UNC Board of Governors to consider policy barring staff from ‘compelling’ speech

The UNC Board of Governors is considering a policy that would prohibit UNC System schools from asking applicants for employment, promotion or academic admission to share their personal beliefs.

The proposed policy would bar questions requiring applicants “to affirmatively ascribe to or opine about beliefs, affiliations, ideals, or principles regarding matters of contemporary political debate or social action as a condition to admission, employment, or professional advancement.” It would revise the “Employee Political Activities” section of the system’s policy manual.

Members of the board’s university governance committee voted Wednesday to send the proposed revision to the to the system’s full board for a possible vote at its next meeting, in February.

The proposed policy targets “compelled speech” — defined on a system document as “any form of speech or expression requiring an individual to demonstrate agreement with certain beliefs or ideological commitments in exchange for access to employment, career development, or admission.”

“This policy protects the right to exercise speech, or to refrain from exercising speech,” the system’s FAQ document says.

The policy text does not specify what current practices it would change. But it might affect hiring and application questions about diversity, equity and inclusion initiatives. At the UNC School of Medicine, for instance, applicants for appointments, promotion and tenure are required to demonstrate and provide statements about their commitment to the school’s DEI efforts.

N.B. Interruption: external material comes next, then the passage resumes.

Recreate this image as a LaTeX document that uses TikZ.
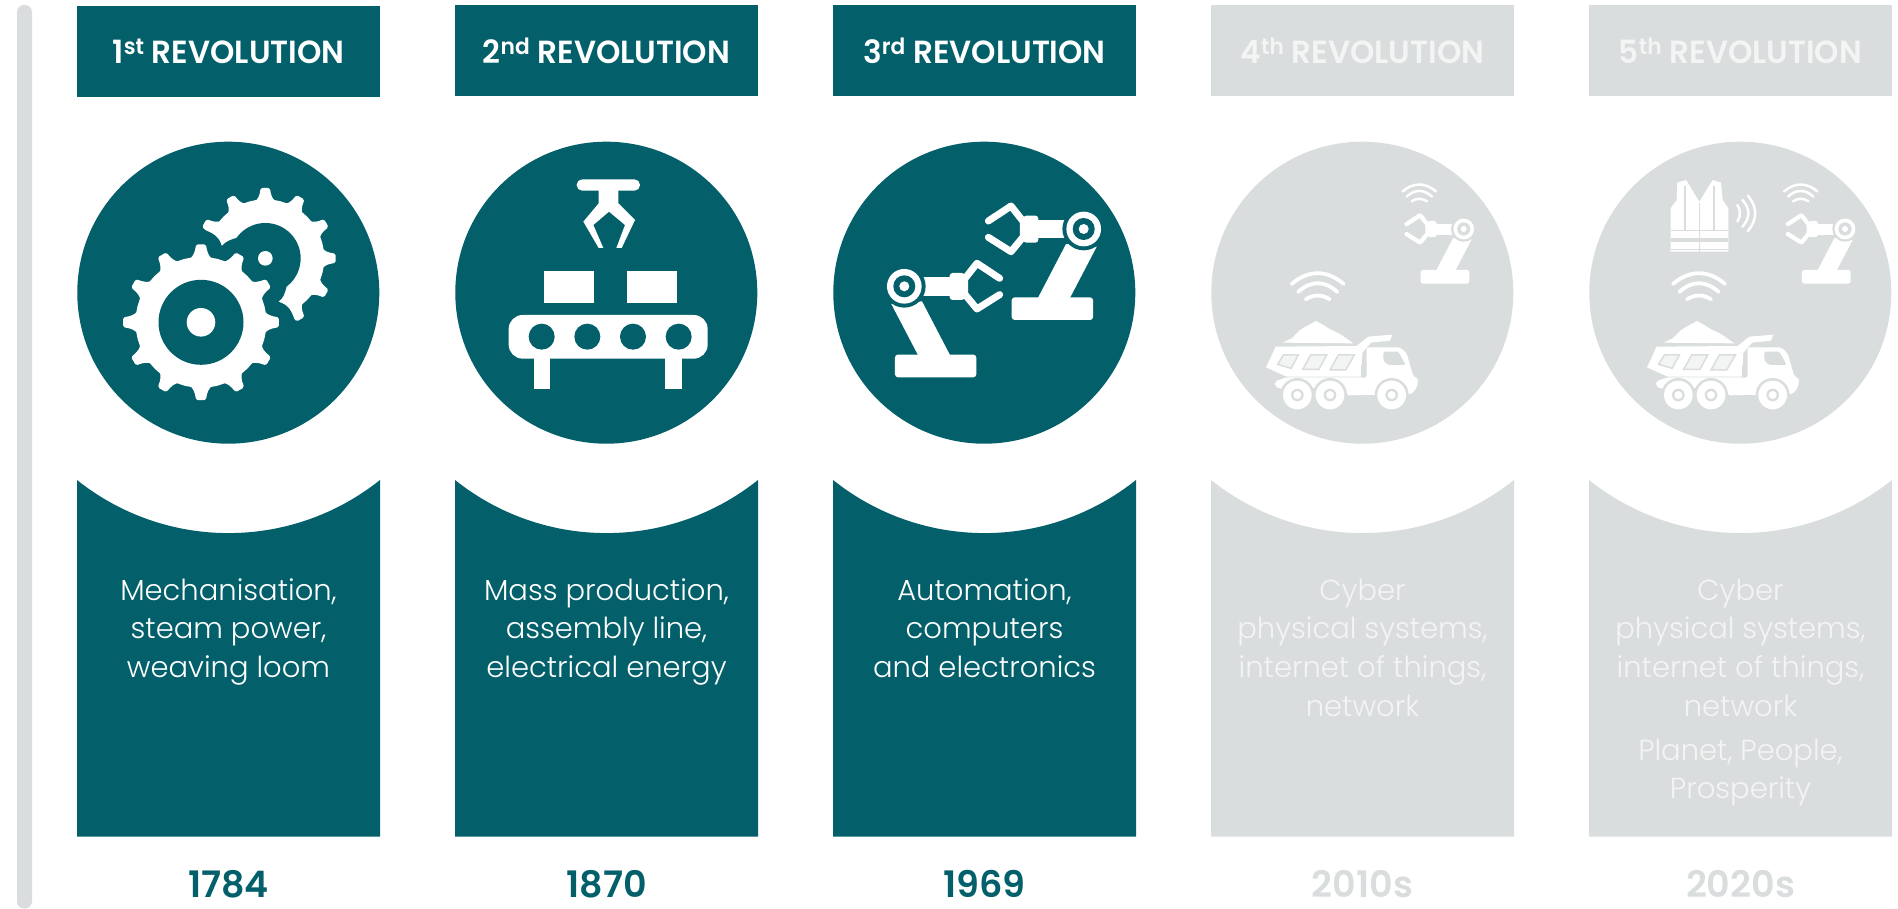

“We do not condition employment or enrollment on adherence to any set of beliefs, no matter how well intended,” UNC System President Peter Hans said Wednesday in committee. “There’s a long list of good and worthy ideas we could require people to hold, but that’s not the role of the university.”

As written, the policy would not prevent the discussion of personal beliefs in classrooms, academic scholarship or research.

Neither Hans nor system general counsel Andrew Tripp pointed to a specific example of when a system employee had forced anyone to voice specific beliefs, affiliations or principles.

There was not “one particular event” that led to the policy proposal, Hans told reporters after Thursday’s full board meeting.

Some exceptions allowed

The proposed policy provides some caveats and exceptions. For example, applicants would not be prevented from volunteering information about their personal views on their own, without prompting from an application or by an interviewer.

“Our faculty, staff and students, of course, have constitutionally protected rights — free speech, free thought, free expression,” Hans told reporters after Thursday’s full board meeting. “If they choose to opine on their own, or offer an expression of their beliefs on any given topic, they’re certainly well within their rights to do so.”

The policy would also allow applications and interviewers to ask about elements of an applicant’s work, resume and scholarship, which could be related to their personal beliefs.

The policy would not impact universities’ “ability to ensure its employees comply with applicable federal or state law or existing employment requisites under the law or agency policy, such as employment oaths, appointment affidavits, and licensure and certification requirements.”

“We have non-discrimination federal laws, state laws, university policies, and so I would think any question about existing federal state law or university policy would be perfectly appropriate,” Hans told reporters.

The policy outlines a process through which additional exceptions not listed in the policy could be granted to universities, which would involve a meeting of the university governance committee and written approval from the UNC System president.

If passed as now written, employees who violate the policy could be disciplined, though specific disciplinary actions are not outlined.

Asked whether the proposed policy would impact the School of Medicine’s requirements, Hans said Thursday he would “need to take a closer look at that specific point.”

Alan Wolf, director of local news and issues for UNC Health, told The News & Observer that, because the policy is still in development and a final vote has not been taken, the School of Medicine “will wait to see a final policy from the Board of Governors in order to understand any changes required.”

In drafting the policy, the system “solicited feedback all over the country and North Carolina,” Tripp said during Wednesday’s committee meeting.

The UNC System will accept public comments on the policy until the board’s next meeting, in February.